Further shattering the false security of living in a gay ghetto, the AIDS pandemic exploded. At times it seemed as if everyone we knew was either dead, or sick and destined to die a slow, horrible death. 

Those were not a happy times. But gradually the tide turned, and turned decisively. 

I don't know what triggered change. It may have been the riot, on June 28, 1969, by a mob of angry patrons at the Stonewall Inn, a gay bar in Greenwich Village, who pushed back against police brutality and extortion. Many gay people consider this our "Independence Day." Or the activism and protests against perceived government inaction regarding AIDS. Or perhaps it was the gradual emergence of gay people from the closet, who'd suddenly become everyone's co-worker, neighbor or dear relative.  

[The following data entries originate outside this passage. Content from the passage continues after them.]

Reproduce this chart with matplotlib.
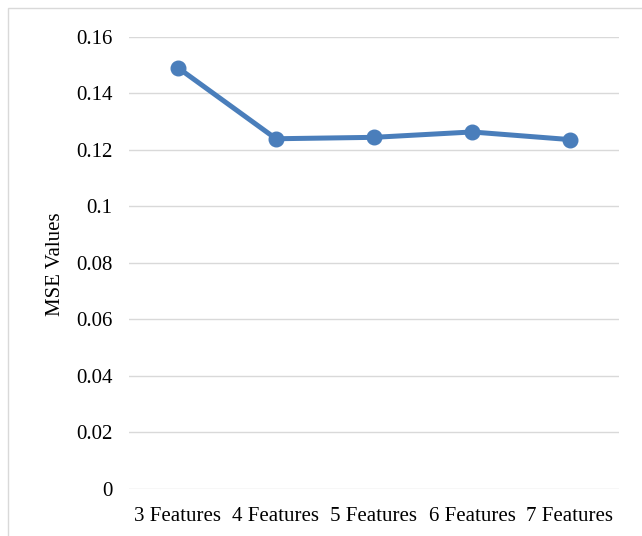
import matplotlib
matplotlib.use("Agg")
import matplotlib.pyplot as plt
from matplotlib.patches import Rectangle

categories = ["3 Features", "4 Features", "5 Features", "6 Features", "7 Features"]
mse_values = [0.1490, 0.1239, 0.1244, 0.1263, 0.1236]
y_ticks = [0, 0.02, 0.04, 0.06, 0.08, 0.1, 0.12, 0.14, 0.16]
y_tick_labels = ["0", "0.02", "0.04", "0.06", "0.08", "0.1", "0.12", "0.14", "0.16"]

plt.rcParams["font.family"] = ["Liberation Serif", "DejaVu Serif"]

fig = plt.figure(figsize=(6.42, 5.36), dpi=100)
fig.patch.set_facecolor("white")

# light chart-area border
fig.add_artist(Rectangle((8 / 642, -0.01), 1.2, (536 - 8) / 536 + 0.01,
                         transform=fig.transFigure, fill=False,
                         edgecolor="#d9d9d9", linewidth=1.0))

ax = fig.add_axes([129 / 642, 47 / 536, 490 / 642, (489 - 36.7) / 536])
x = list(range(len(categories)))
ax.plot(x, mse_values, color="#4a7ebb", linewidth=3.6, marker="o",
        markersize=10.5, solid_capstyle="round", solid_joinstyle="round",
        zorder=3)

ax.set_xlim(-0.5, len(categories) - 0.5)
ax.set_ylim(0, 0.16)
ax.set_yticks(y_ticks)
ax.set_yticklabels(y_tick_labels)
ax.set_xticks(x)
ax.set_xticklabels(categories)
ax.tick_params(axis="both", length=0, labelsize=15, colors="black")
ax.tick_params(axis="y", pad=12)
ax.tick_params(axis="x", pad=13)
ax.grid(axis="y", color="#d9d9d9", linewidth=1.0)
ax.set_axisbelow(True)
for side in ["top", "right", "left", "bottom"]:
    ax.spines[side].set_visible(False)

fig.text(55 / 642, (536 - 264) / 536, "MSE Values", rotation=90,
         ha="center", va="center", fontsize=15)

fig.savefig("out.png", dpi=100)
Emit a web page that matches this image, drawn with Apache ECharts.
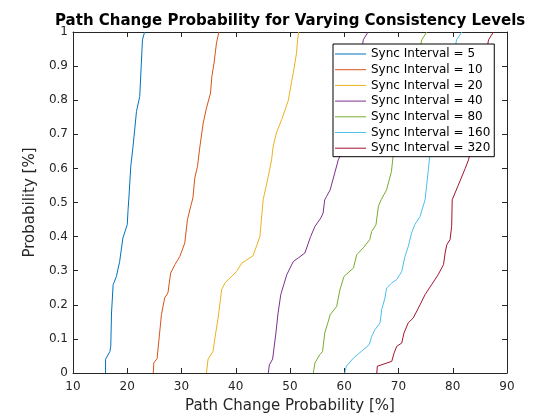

"We're everywhere" was an often-heard, and I believe, one of the most persuasive, slogans used by activists. 

Once in a while, though, I was reminded that all was not yet well. At an endorsement meeting of the editorial board of The Chicago Tribune with a Republican downstate politico, who opposed gay-rights legislation, I asked him, "So, if the Tribune were to fire me for being gay, would you support that? 

He gulped, and after a few seconds, said, "Hmm. Yes, I would." Even then, bigotry lived on. I don't remember what happened to him. I hope he lost the election. 

Monday's decision by the U.S. Supreme Court put an end to that sort of discrimination, and was the latest in a series of dramatic gains by gay people, including the right to marry. 

In most large cities, Gay Pride parades are one of the highlights of summer festivities (except for this year because of the Covid-19 pandemic), and are led by a delegation of state and local politicians.  

The Stonewall Inn was declared a National Historic Landmark in 2016.

Indeed, we've come a long way during the past 48 years. Glad Stew and I have lived to watch it together.